For years, virtual reality has been touted as the ‘next big’ technological innovation. While it is easy to see why this technology is so innovative, and while it certainly has both businesses and consumers interested in the future of VR; where exactly is this industry headed? Is VR a viable investment? Will, it always be a niche interest of techies, or will it sell mass use and adaption? It’s hard to answer these questions in the present tense, as we still haven’t seen the full effects of VR use and the open proliferation of its technology.

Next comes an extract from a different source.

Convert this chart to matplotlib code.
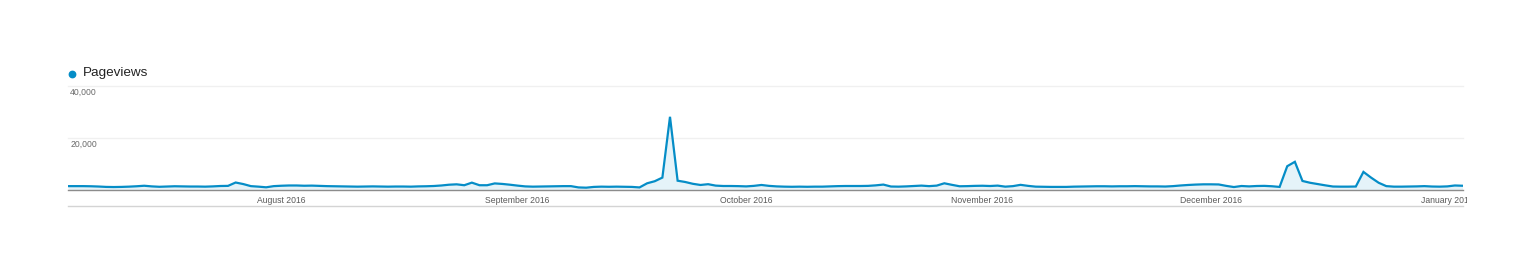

However, there is a myriad of facts, numbers, and primary statistics which suggest VR is far from achieving its full potential, both as a technology and in terms of its overall market value. In fact, there are many suggestions that VR will continue to grow at an exponential rate, with some very exciting predictions on the horizon.
So, what do the numbers say about VR? How well are products selling, and what are the stats of those sales? According to one metric, global shipments of VR headsets reached roughly 5.5 million units in 2020. This is projected to reach upwards of 11 million in 2021, and 43.5 million by 2025. So clearly from this, we can tell the sales for VR are going strong; but whose selling the most? Facebook led the pack with a whopping 38.7% of the total market, Sony was a close second at 21.9% followed by Pico at 9.2%, DPVR at 8.9%, and HTC at 4.9%. Additionally, the current perspective of ownership for VR headsets is also quite high. One 2020 study by CNBC stated that over 26 million VR headsets had been sold and are owned by consumers worldwide.
Currently, it assumed the total combined worth of both the augmented reality and virtual reality market are worth a combination of $12 billion in 2020. This is expected to grow exponentially, with a projected 54% growth valuation for the markets; it’s expected they may reach upwards of $20.9 billion by 2025 according to Research and Markets. Another interesting note is China, which accounted for roughly 38.3% of the global AR and VR shares on the market in 2020. It is assumed this holding amount will increase to roughly 56% in 2021, according to China’s Internet Watch.
While the markets are strong and the hardware is selling, not everything is coming up roses for the world of VR. Unfortunately like all markets, there are a few hitches and hindrances which have effect VRs’ overall development and adaption rate. According to a Perkins Coie study in 2020, these factors were related to the VR content being offered (27%), the user experience (19%, in this case, this means almost 20% of VR users had a negative experience), business and consumer reluctance (19%), legal risks (12%), the cost to consumers (11%), and finally the overall financing and investment of the VR industry (9%). Additionally, many investors still have many concerns for the VR startups which have appeared in mass in the last few years. The main criticisms of these investors are the lack of an established market for VR technology (46%), untested technology (38%), slow business adoption (38%), slow consumer adoption (32%), and a lack of trusted teams, or the lack of trusted technologies they feel they can safely invest in (13%). So, while VR is indeed a strong section of the market; there are still certain levels of apprehension surrounding the tech and its overall community of users.
Thankfully, in terms of adoption for consumers and everyday business; there is still plenty of good news for VR and VR startups. For example, one study by Perkins Coie in 2020 found that 37% of businesses feel VR will be ‘mainstream’ within two to five years, 25% in the next 2 years, 17% in the next 5 to 8 years, and 15% in less than 2 years, and only 6% believing it will reach ‘mainstream’ status in 8 to 10 years. One surprising statistic was how in 2021, augmented reality tech accounted for $4.2 billion in revenue, whereas VR only raked in roughly $3.5 billion. What this shows is at the time of this study, performed by Business Insider in 2021, showed at this time that AR is making bigger splashes in terms of technological use and overall adaption, whereas VR has slowed somewhat.
AR regardless of how you attempt to analyze these statistics, it should be clear that VR isn’t going anywhere anytime soon. While some aspects of the business may continue to feel ‘uncertain’ to certain individuals or companies, it’s clear from sales and market information that there is still a very strong base pushing for the success of VR.